[Code that draws figures]
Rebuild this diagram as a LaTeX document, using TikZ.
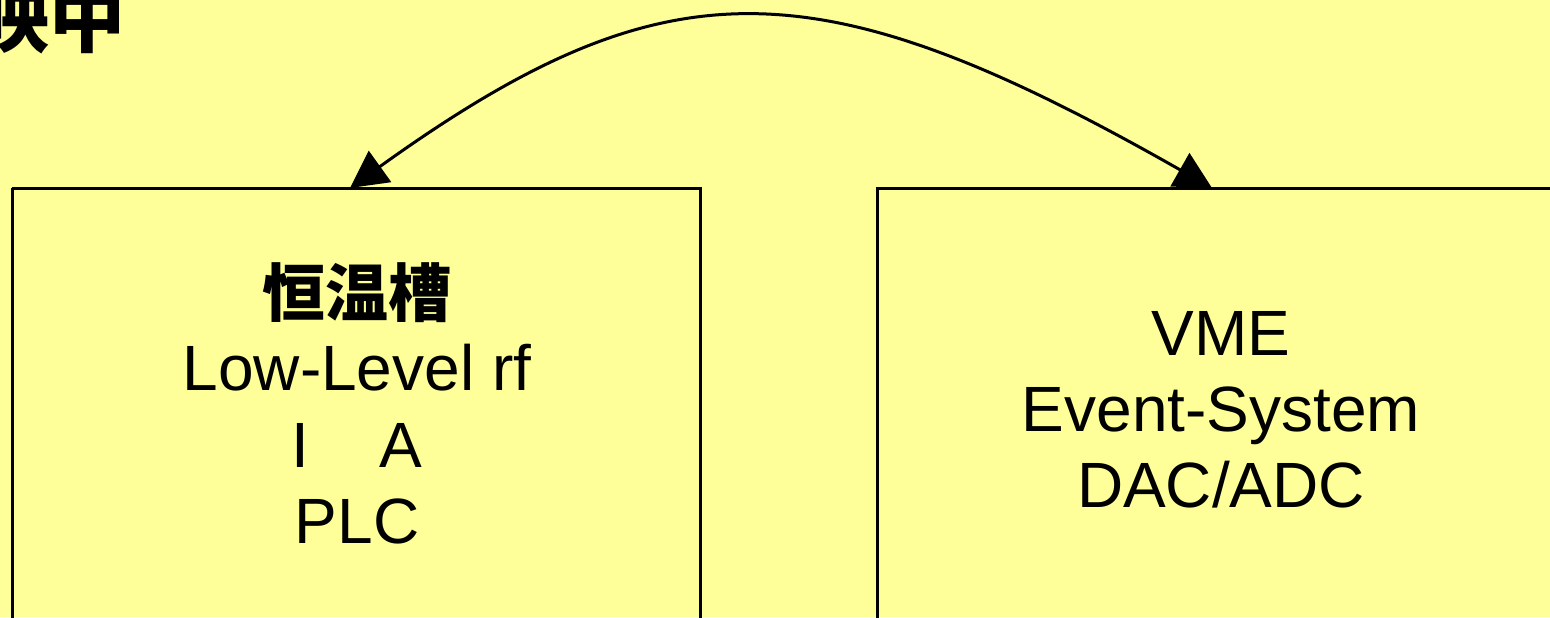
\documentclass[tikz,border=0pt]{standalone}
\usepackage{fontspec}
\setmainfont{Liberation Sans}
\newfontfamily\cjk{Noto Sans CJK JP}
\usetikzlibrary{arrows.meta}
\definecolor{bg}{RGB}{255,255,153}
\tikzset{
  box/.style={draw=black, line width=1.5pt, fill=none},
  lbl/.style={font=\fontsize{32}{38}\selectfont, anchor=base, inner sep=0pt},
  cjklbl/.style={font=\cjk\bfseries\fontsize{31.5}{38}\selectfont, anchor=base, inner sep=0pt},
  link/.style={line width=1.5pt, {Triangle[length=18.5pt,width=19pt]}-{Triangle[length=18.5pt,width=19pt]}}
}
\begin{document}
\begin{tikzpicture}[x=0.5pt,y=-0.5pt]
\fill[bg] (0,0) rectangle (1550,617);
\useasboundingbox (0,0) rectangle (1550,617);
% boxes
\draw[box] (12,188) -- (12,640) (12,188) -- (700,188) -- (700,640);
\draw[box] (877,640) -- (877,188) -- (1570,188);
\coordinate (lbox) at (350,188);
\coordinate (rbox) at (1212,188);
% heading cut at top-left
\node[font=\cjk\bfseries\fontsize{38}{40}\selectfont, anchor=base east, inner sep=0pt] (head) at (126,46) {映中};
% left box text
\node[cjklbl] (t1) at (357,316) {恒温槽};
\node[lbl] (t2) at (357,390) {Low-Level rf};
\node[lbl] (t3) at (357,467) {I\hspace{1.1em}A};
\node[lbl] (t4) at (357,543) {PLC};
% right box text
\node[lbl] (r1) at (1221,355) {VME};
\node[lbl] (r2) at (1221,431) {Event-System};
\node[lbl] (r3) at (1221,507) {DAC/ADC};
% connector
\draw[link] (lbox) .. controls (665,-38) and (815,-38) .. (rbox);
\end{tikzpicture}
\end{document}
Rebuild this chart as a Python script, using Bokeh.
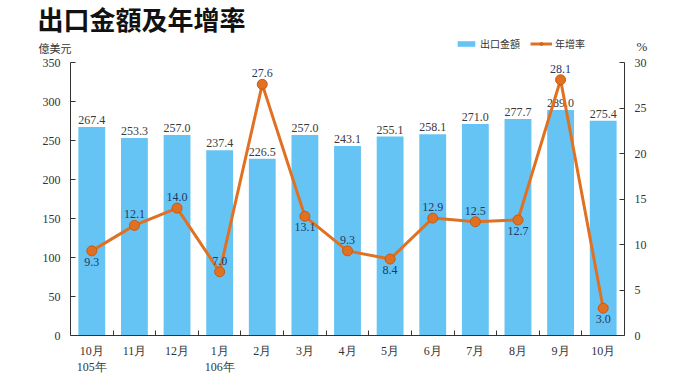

# EXERCISE TASK:
The listing above needs to be output again exactly. Don't include the pictures.

# COMPLETED TASK:
Rebuild this diagram as a LaTeX document, using TikZ.
\documentclass[tikz,border=0pt]{standalone}
\usepackage{fontspec}
\setmainfont{Liberation Sans}
\newfontfamily\cjk{Noto Sans CJK JP}
\usetikzlibrary{arrows.meta}
\definecolor{bg}{RGB}{255,255,153}
\tikzset{
  box/.style={draw=black, line width=1.5pt, fill=none},
  lbl/.style={font=\fontsize{32}{38}\selectfont, anchor=base, inner sep=0pt},
  cjklbl/.style={font=\cjk\bfseries\fontsize{31.5}{38}\selectfont, anchor=base, inner sep=0pt},
  link/.style={line width=1.5pt, {Triangle[length=18.5pt,width=19pt]}-{Triangle[length=18.5pt,width=19pt]}}
}
\begin{document}
\begin{tikzpicture}[x=0.5pt,y=-0.5pt]
\fill[bg] (0,0) rectangle (1550,617);
\useasboundingbox (0,0) rectangle (1550,617);
% boxes
\draw[box] (12,188) -- (12,640) (12,188) -- (700,188) -- (700,640);
\draw[box] (877,640) -- (877,188) -- (1570,188);
\coordinate (lbox) at (350,188);
\coordinate (rbox) at (1212,188);
% heading cut at top-left
\node[font=\cjk\bfseries\fontsize{38}{40}\selectfont, anchor=base east, inner sep=0pt] (head) at (126,46) {映中};
% left box text
\node[cjklbl] (t1) at (357,316) {恒温槽};
\node[lbl] (t2) at (357,390) {Low-Level rf};
\node[lbl] (t3) at (357,467) {I\hspace{1.1em}A};
\node[lbl] (t4) at (357,543) {PLC};
% right box text
\node[lbl] (r1) at (1221,355) {VME};
\node[lbl] (r2) at (1221,431) {Event-System};
\node[lbl] (r3) at (1221,507) {DAC/ADC};
% connector
\draw[link] (lbox) .. controls (665,-38) and (815,-38) .. (rbox);
\end{tikzpicture}
\end{document}
Rebuild this chart as a Python script, using Bokeh.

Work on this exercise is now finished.